Now, Republicans are increasingly nervous over Trump’s bizarre behavior and internal polling showings their TV reality show candidate is in trouble, the New York Times reports in a piece title: Nervous Republicans See Trump Sinking, and Taking Senate With Him.
“Mr. Trump’s standing in states that he carried in 2016 looks increasingly wobbly: New surveys show him trailing significantly in battleground states like Michigan and Pennsylvania, and he is even narrowly behind in must-win Florida,“ the Times writes.
Many Republicans believe President Trump’s daily news briefings have inflicted grave damage on his political standing.
The once-careful decorum of presidential news conferences is gone — shattered into a thousand tiny pieces as the president battles with the press, interrupting, talking over, and insulting reporters.
“Perhaps most significantly, Mr. Trump’s single best advantage as an incumbent — his access to the bully pulpit — has effectively become a platform for self-sabotage,” the news outlet notes in its report.
Indeed. Trump’s news briefing is a mesmerizing show to watch. And it’s the predictable result of two colliding fault lines: Donald Trump’s decades of media overexposure and the emergence of a young crop of White House correspondents born into — and unintimidated by — that same environment of sensory overload.
“Republicans face a very challenging environment and it’s a total shift from where we were a few months ago. Democrats are angry, and now we have the foundation of the campaign yanked out from underneath us,” longtime GOP pollster told the Times.
A 17-state survey commissioned by the Republican National Committee found Trump struggling in battleground states. There is also trouble in the Senate:
“The surveys also showed Republican senators in Arizona, Colorado, North Carolina and Maine trailing or locked in a dead heat with potential Democratic rivals — in part because their fate is linked to Mr. Trump’s job performance.
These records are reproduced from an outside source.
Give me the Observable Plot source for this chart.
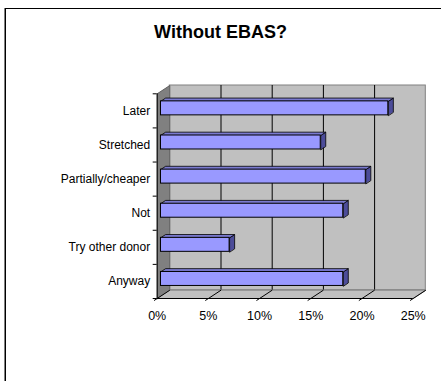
<!DOCTYPE html>
<html>
<head>
<meta charset="utf-8">
<script src="https://cdn.jsdelivr.net/npm/d3@7"></script>
<script src="https://cdn.jsdelivr.net/npm/@observablehq/plot@0.6"></script>
<style>
  body { margin: 0; background: #fff; font-family: "Liberation Sans", Arial, sans-serif; }
  #frame { position: absolute; left: 5px; top: 8px; width: 480px; height: 420px; border: 1px solid #000; box-shadow: -1px 0 0 #808080; box-sizing: border-box; }
  #title { position: absolute; left: 0; width: 441px; top: 22px; text-align: center; font-weight: bold; font-size: 18px; color: #000; }
  #chart { position: absolute; left: 0; top: 50px; }
</style>
</head>
<body>
<div id="frame"></div>
<div id="title">Without EBAS?</div>
<div id="chart"></div>
<script>
// Answers, top row first, share of respondents in percent
const categories = ["Later", "Stretched", "Partially/cheaper", "Not", "Try other donor", "Anyway"];
const values = [22.2, 15.6, 20.0, 17.8, 6.7, 17.8];
const xTicks = [0, 5, 10, 15, 20, 25];

// Layout of the front plane of the 3D box (pixels in the SVG)
const W = 441, H = 331;
const boxLeft = 156.7, boxRight = 412.7, boxTop = 43.3, boxBottom = 248;
const DX = 12.6, DY = 8.3;          // depth offset of the back wall
const f0 = 0.3, f1 = 0.7;           // bar depth: front and back
const n = categories.length;
const xMax = 25;
const kx = xMax / (boxRight - boxLeft), ky = n / (boxBottom - boxTop);

// project a point at depth d (0 = front, 1 = back) into data coordinates
const P = (x, y, d, id) => ({x: x + d * DX * kx, y: y + d * DY * ky, id});

const rows = categories.map((c, i) => ({
  c, v: values[i],
  b: n - 1 - i + 0.295,
  t: n - 1 - i + 0.705,
  mid: n - 1 - i + 0.5
}));

const sideWall = [P(0, 0, 0, "s"), P(0, n, 0, "s"), P(0, n, 1, "s"), P(0, 0, 1, "s")];
const floor = [P(0, 0, 0, "f"), P(xMax, 0, 0, "f"), P(xMax, 0, 1, "f"), P(0, 0, 1, "f")];
const topFaces = rows.flatMap(r => [P(0, r.t, f0, r.c), P(r.v, r.t, f0, r.c), P(r.v, r.t, f1, r.c), P(0, r.t, f1, r.c)]);
const endFaces = rows.flatMap(r => [P(r.v, r.b, f0, r.c), P(r.v, r.t, f0, r.c), P(r.v, r.t, f1, r.c), P(r.v, r.b, f1, r.c)]);
const floorTicks = xTicks.map(t => ({a: P(t, 0, 1), z: P(t, 0, -0.25)}));

const chart = Plot.plot({
  width: W, height: H,
  marginLeft: boxLeft, marginRight: W - boxRight, marginTop: boxTop, marginBottom: H - boxBottom,
  x: {domain: [0, xMax], axis: null},
  y: {domain: [0, n], axis: null},
  style: {fontFamily: "'Liberation Sans', Arial, sans-serif", fontSize: "12px", color: "#000", background: "transparent"},
  marks: [
    // back wall with gridlines
    Plot.rect([0], {x1: 0, x2: xMax, y1: 0, y2: n, dx: DX, dy: -DY, fill: "#c0c0c0", stroke: "#808080", strokeWidth: 1}),
    Plot.ruleX(xTicks.slice(1, -1), {y1: 0, y2: n, dx: DX, dy: -DY, stroke: "#000", strokeWidth: 1}),
    // side wall and floor
    Plot.line(sideWall, {x: "x", y: "y", z: "id", curve: "linear-closed", fill: "#808080", stroke: "#606060", strokeWidth: 1}),
    Plot.line(floor, {x: "x", y: "y", z: "id", curve: "linear-closed", fill: "#c0c0c0", stroke: "#808080", strokeWidth: 1}),
    Plot.link(floorTicks, {x1: d => d.a.x, y1: d => d.a.y, x2: d => d.z.x, y2: d => d.z.y, stroke: "#000", strokeWidth: 1}),
    // front axis lines and category ticks
    Plot.ruleY([0], {x1: 0, x2: xMax, stroke: "#000", strokeWidth: 1}),
    Plot.ruleX([0], {y1: 0, y2: n, stroke: "#000", strokeWidth: 1}),
    Plot.ruleY(d3.range(n + 1), {x1: -4 * kx, x2: 0, stroke: "#000", strokeWidth: 1}),
    // bars: end face, top face, front face
    Plot.line(endFaces, {x: "x", y: "y", z: "id", curve: "linear-closed", fill: "#4c4c99", stroke: "#000", strokeWidth: 0.8}),
    Plot.line(topFaces, {x: "x", y: "y", z: "id", curve: "linear-closed", fill: "#7a7ad0", stroke: "#000", strokeWidth: 0.8}),
    Plot.rect(rows, {x1: 0, x2: "v", y1: "b", y2: "t", dx: f0 * DX, dy: -f0 * DY, fill: "#9999ff", stroke: "#000", strokeWidth: 1}),
    // labels
    Plot.text(rows, {x: 0, y: "mid", text: "c", dx: -7, textAnchor: "end", fill: "#000", fontSize: 12}),
    Plot.text(xTicks, {x: d => d, y: 0, text: d => d + "%", dy: 17, fill: "#000", fontSize: 12.5})
  ]
});
document.getElementById("chart").appendChild(chart);
</script>
</body>
</html>
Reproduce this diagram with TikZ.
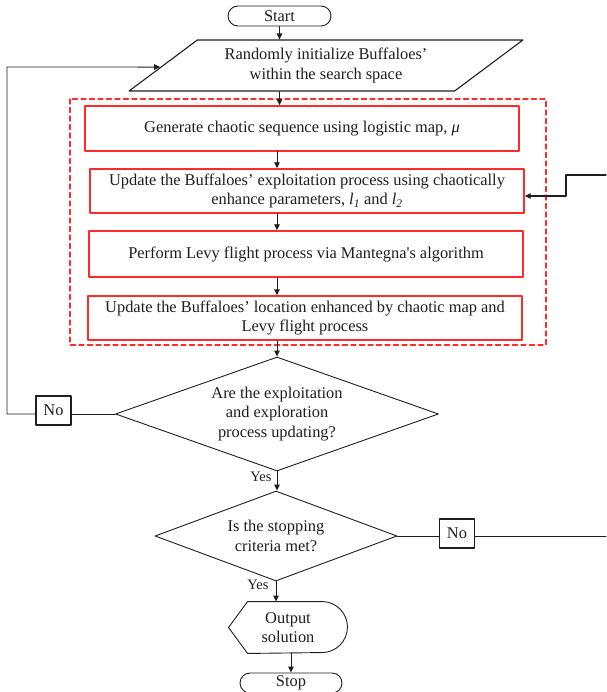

If incumbents in those states lose, and Republicans pick up only the Senate seat in Alabama, Democrats would take control of the chamber should Mr. Biden win the presidency.“
With disinfectant debacle still fresh in voters minds, Trump’s number could sink even further. Consequently, we will probably see less of the president in coming weeks as advisers fear he’s overexposed. At Friday’s briefing, Trump took no questions and made a relatively brief appearance.
And Trump seems to have gotten the message — he’s dialed back on his time at the news conferences, and didn’t hold one at all Saturday.
But that realization probably comes years too late.